L’homélie, un sacrement ?!
Si l’homélie n’est pas un sacrement à l’instar des sept sacrements instaurés par l’Église catholique, elle est un sacrement dans le sens où elle « peut être une expérience intense et heureuse de l’Esprit, une rencontre consolante avec la Parole de Dieu, source constante de renouvellement et de croissance » (Evangelii Gaudium). Elle est aussi « médiation de la grâce » (idem).
L’homélie a donc bien une signification sacramentelle. « Elle “fait partie de l’action” liturgique », précisait Benoît XVI dans son exhortation apostolique Verbum Domini. « Elle a pour fonction de favoriser une compréhension plus large et plus efficace de la Parole de Dieu dans la vie des fidèles. L’homélie est en effet une actualisation du message scripturaire, de telle sorte que les fidèles soient amenés à découvrir la présence et l’efficacité de la Parole de Dieu dans l’aujourd’hui de leur vie ».
De la même manière que les sacrements sont des signes visibles de la grâce de Dieu, et permettent aux hommes de prendre conscience de la présence de Dieu au milieu d’eux, l’homélie est un vecteur par lequel Dieu cherche à atteindre les hommes à travers le prédicateur.
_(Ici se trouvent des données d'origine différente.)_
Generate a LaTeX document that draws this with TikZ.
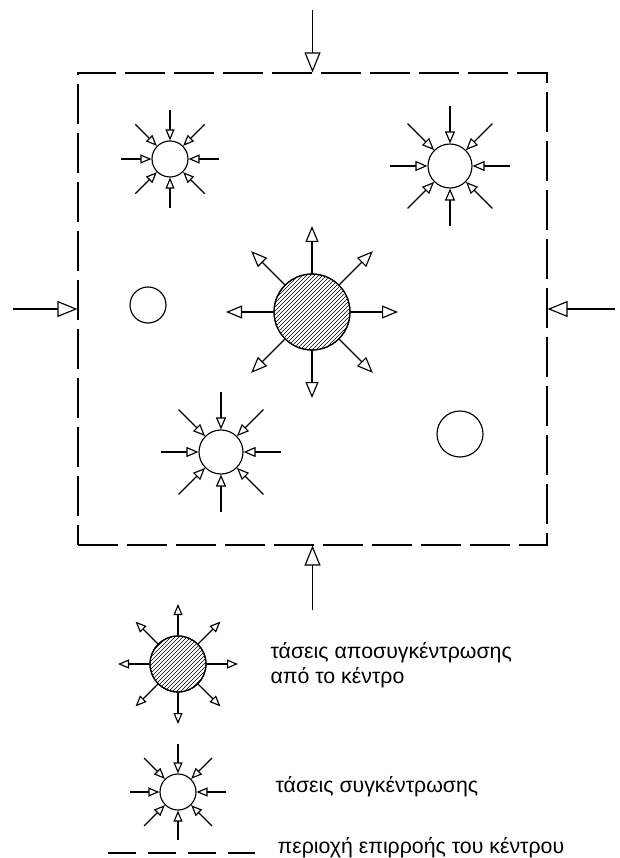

Les paroles du prédicateur doivent être mesurées, afin que le Seigneur, plus que son ministre, soit au centre de l’attention.
C’est pourquoi l’homélie doit être courte et ne pas prendre toute la place dans la célébration liturgique. « Un prédicateur peut être capable de retenir l’attention de ses auditeurs pendant une heure entière, mais dans ce cas, ses paroles deviennent plus importantes que la célébration de la foi », alertait le pape François dans Evangelii Gaudium. « Si l’homélie se prolonge trop longtemps, elle affectera deux éléments caractéristiques de la célébration liturgique : son équilibre et son rythme. Lorsque la prédication se déroule dans le cadre de la liturgie, elle fait partie de l’offrande faite au Père et d’une médiation de la grâce que le Christ répand au cours de la célébration. Ce contexte exige que la prédication guide l’assemblée et le prédicateur vers une communion avec le Christ dans l’Eucharistie qui change la vie. Cela signifie que les paroles du prédicateur doivent être mesurées, afin que le Seigneur, plus que son ministre, soit au centre de l’attention ».